Aim: Please retype the data in full and exactly; the pictures are not part of the copy.
======
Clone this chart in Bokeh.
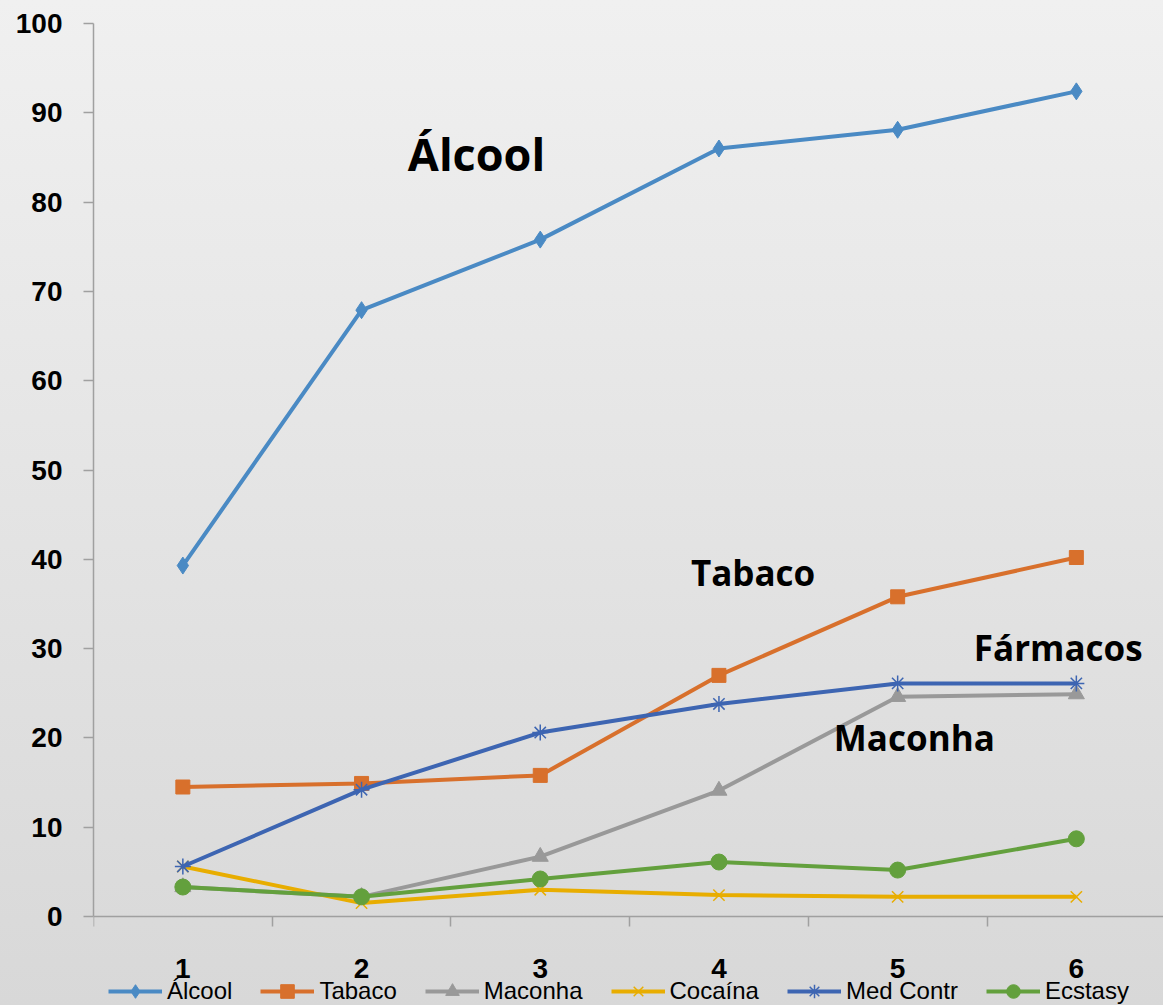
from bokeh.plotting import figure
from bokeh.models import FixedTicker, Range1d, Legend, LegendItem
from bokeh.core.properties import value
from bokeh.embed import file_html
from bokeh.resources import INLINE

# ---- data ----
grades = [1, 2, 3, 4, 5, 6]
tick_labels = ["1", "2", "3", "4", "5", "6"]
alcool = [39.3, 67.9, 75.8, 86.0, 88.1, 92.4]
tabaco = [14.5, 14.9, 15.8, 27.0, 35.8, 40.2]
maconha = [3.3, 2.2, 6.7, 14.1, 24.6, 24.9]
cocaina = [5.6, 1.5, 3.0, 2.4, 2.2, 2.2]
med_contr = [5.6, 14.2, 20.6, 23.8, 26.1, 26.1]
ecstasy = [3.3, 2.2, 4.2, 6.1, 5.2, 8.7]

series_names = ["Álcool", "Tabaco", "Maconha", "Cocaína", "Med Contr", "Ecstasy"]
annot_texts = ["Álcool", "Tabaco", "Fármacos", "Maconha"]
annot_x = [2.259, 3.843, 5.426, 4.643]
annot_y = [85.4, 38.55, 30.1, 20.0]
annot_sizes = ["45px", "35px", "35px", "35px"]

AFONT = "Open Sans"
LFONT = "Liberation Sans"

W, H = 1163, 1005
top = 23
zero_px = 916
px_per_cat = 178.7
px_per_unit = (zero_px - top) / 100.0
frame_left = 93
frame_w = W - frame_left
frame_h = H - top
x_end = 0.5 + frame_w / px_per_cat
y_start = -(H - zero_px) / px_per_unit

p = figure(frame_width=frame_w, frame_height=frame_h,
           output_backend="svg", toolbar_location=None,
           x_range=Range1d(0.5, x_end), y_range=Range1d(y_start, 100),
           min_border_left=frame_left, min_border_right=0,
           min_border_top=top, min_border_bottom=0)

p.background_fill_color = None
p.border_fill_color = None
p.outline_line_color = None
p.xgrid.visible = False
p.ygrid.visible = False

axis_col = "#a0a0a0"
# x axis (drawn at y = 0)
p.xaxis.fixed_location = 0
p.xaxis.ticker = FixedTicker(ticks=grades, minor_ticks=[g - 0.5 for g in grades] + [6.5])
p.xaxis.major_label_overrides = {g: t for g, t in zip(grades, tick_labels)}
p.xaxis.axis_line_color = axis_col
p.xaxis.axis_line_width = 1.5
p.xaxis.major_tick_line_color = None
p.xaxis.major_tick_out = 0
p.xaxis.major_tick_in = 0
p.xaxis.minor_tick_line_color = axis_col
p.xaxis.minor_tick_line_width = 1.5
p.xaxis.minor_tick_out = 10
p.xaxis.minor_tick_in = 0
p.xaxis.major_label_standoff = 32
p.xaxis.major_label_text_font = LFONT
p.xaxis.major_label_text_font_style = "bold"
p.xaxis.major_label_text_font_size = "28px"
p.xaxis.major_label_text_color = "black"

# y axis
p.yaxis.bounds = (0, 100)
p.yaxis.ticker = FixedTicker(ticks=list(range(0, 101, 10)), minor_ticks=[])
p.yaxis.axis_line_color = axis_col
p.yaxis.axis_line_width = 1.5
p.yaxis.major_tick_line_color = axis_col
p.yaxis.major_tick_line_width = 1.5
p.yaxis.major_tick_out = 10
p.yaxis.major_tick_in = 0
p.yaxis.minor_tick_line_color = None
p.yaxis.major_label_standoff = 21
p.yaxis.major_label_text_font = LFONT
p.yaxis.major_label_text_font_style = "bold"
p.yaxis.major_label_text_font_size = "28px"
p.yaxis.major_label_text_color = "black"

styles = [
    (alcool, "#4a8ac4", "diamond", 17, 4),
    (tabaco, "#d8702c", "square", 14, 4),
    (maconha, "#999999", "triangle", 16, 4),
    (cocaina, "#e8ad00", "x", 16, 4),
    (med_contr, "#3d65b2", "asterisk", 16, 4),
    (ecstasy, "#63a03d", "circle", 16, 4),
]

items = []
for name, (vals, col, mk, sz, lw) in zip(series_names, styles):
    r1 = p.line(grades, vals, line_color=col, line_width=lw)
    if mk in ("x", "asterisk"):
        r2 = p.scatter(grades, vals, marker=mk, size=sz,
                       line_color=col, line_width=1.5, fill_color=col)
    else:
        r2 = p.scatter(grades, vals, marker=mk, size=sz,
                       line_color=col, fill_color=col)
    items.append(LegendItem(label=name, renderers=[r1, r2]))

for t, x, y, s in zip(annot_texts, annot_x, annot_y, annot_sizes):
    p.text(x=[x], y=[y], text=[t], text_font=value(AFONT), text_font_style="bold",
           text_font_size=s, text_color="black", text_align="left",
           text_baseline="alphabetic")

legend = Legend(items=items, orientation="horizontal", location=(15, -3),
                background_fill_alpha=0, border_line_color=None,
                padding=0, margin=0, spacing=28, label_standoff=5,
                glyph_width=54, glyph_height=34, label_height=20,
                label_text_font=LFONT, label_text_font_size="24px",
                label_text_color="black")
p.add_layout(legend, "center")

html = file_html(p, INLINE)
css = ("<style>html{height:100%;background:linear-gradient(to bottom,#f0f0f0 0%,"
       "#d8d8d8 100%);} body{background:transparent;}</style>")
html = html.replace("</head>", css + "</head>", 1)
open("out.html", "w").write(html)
======
Worked solution:
Clone this chart in Bokeh.
from bokeh.plotting import figure
from bokeh.models import FixedTicker, Range1d, Legend, LegendItem
from bokeh.core.properties import value
from bokeh.embed import file_html
from bokeh.resources import INLINE

# ---- data ----
grades = [1, 2, 3, 4, 5, 6]
tick_labels = ["1", "2", "3", "4", "5", "6"]
alcool = [39.3, 67.9, 75.8, 86.0, 88.1, 92.4]
tabaco = [14.5, 14.9, 15.8, 27.0, 35.8, 40.2]
maconha = [3.3, 2.2, 6.7, 14.1, 24.6, 24.9]
cocaina = [5.6, 1.5, 3.0, 2.4, 2.2, 2.2]
med_contr = [5.6, 14.2, 20.6, 23.8, 26.1, 26.1]
ecstasy = [3.3, 2.2, 4.2, 6.1, 5.2, 8.7]

series_names = ["Álcool", "Tabaco", "Maconha", "Cocaína", "Med Contr", "Ecstasy"]
annot_texts = ["Álcool", "Tabaco", "Fármacos", "Maconha"]
annot_x = [2.259, 3.843, 5.426, 4.643]
annot_y = [85.4, 38.55, 30.1, 20.0]
annot_sizes = ["45px", "35px", "35px", "35px"]

AFONT = "Open Sans"
LFONT = "Liberation Sans"

W, H = 1163, 1005
top = 23
zero_px = 916
px_per_cat = 178.7
px_per_unit = (zero_px - top) / 100.0
frame_left = 93
frame_w = W - frame_left
frame_h = H - top
x_end = 0.5 + frame_w / px_per_cat
y_start = -(H - zero_px) / px_per_unit

p = figure(frame_width=frame_w, frame_height=frame_h,
           output_backend="svg", toolbar_location=None,
           x_range=Range1d(0.5, x_end), y_range=Range1d(y_start, 100),
           min_border_left=frame_left, min_border_right=0,
           min_border_top=top, min_border_bottom=0)

p.background_fill_color = None
p.border_fill_color = None
p.outline_line_color = None
p.xgrid.visible = False
p.ygrid.visible = False

axis_col = "#a0a0a0"
# x axis (drawn at y = 0)
p.xaxis.fixed_location = 0
p.xaxis.ticker = FixedTicker(ticks=grades, minor_ticks=[g - 0.5 for g in grades] + [6.5])
p.xaxis.major_label_overrides = {g: t for g, t in zip(grades, tick_labels)}
p.xaxis.axis_line_color = axis_col
p.xaxis.axis_line_width = 1.5
p.xaxis.major_tick_line_color = None
p.xaxis.major_tick_out = 0
p.xaxis.major_tick_in = 0
p.xaxis.minor_tick_line_color = axis_col
p.xaxis.minor_tick_line_width = 1.5
p.xaxis.minor_tick_out = 10
p.xaxis.minor_tick_in = 0
p.xaxis.major_label_standoff = 32
p.xaxis.major_label_text_font = LFONT
p.xaxis.major_label_text_font_style = "bold"
p.xaxis.major_label_text_font_size = "28px"
p.xaxis.major_label_text_color = "black"

# y axis
p.yaxis.bounds = (0, 100)
p.yaxis.ticker = FixedTicker(ticks=list(range(0, 101, 10)), minor_ticks=[])
p.yaxis.axis_line_color = axis_col
p.yaxis.axis_line_width = 1.5
p.yaxis.major_tick_line_color = axis_col
p.yaxis.major_tick_line_width = 1.5
p.yaxis.major_tick_out = 10
p.yaxis.major_tick_in = 0
p.yaxis.minor_tick_line_color = None
p.yaxis.major_label_standoff = 21
p.yaxis.major_label_text_font = LFONT
p.yaxis.major_label_text_font_style = "bold"
p.yaxis.major_label_text_font_size = "28px"
p.yaxis.major_label_text_color = "black"

styles = [
    (alcool, "#4a8ac4", "diamond", 17, 4),
    (tabaco, "#d8702c", "square", 14, 4),
    (maconha, "#999999", "triangle", 16, 4),
    (cocaina, "#e8ad00", "x", 16, 4),
    (med_contr, "#3d65b2", "asterisk", 16, 4),
    (ecstasy, "#63a03d", "circle", 16, 4),
]

items = []
for name, (vals, col, mk, sz, lw) in zip(series_names, styles):
    r1 = p.line(grades, vals, line_color=col, line_width=lw)
    if mk in ("x", "asterisk"):
        r2 = p.scatter(grades, vals, marker=mk, size=sz,
                       line_color=col, line_width=1.5, fill_color=col)
    else:
        r2 = p.scatter(grades, vals, marker=mk, size=sz,
                       line_color=col, fill_color=col)
    items.append(LegendItem(label=name, renderers=[r1, r2]))

for t, x, y, s in zip(annot_texts, annot_x, annot_y, annot_sizes):
    p.text(x=[x], y=[y], text=[t], text_font=value(AFONT), text_font_style="bold",
           text_font_size=s, text_color="black", text_align="left",
           text_baseline="alphabetic")

legend = Legend(items=items, orientation="horizontal", location=(15, -3),
                background_fill_alpha=0, border_line_color=None,
                padding=0, margin=0, spacing=28, label_standoff=5,
                glyph_width=54, glyph_height=34, label_height=20,
                label_text_font=LFONT, label_text_font_size="24px",
                label_text_color="black")
p.add_layout(legend, "center")

html = file_html(p, INLINE)
css = ("<style>html{height:100%;background:linear-gradient(to bottom,#f0f0f0 0%,"
       "#d8d8d8 100%);} body{background:transparent;}</style>")
html = html.replace("</head>", css + "</head>", 1)
open("out.html", "w").write(html)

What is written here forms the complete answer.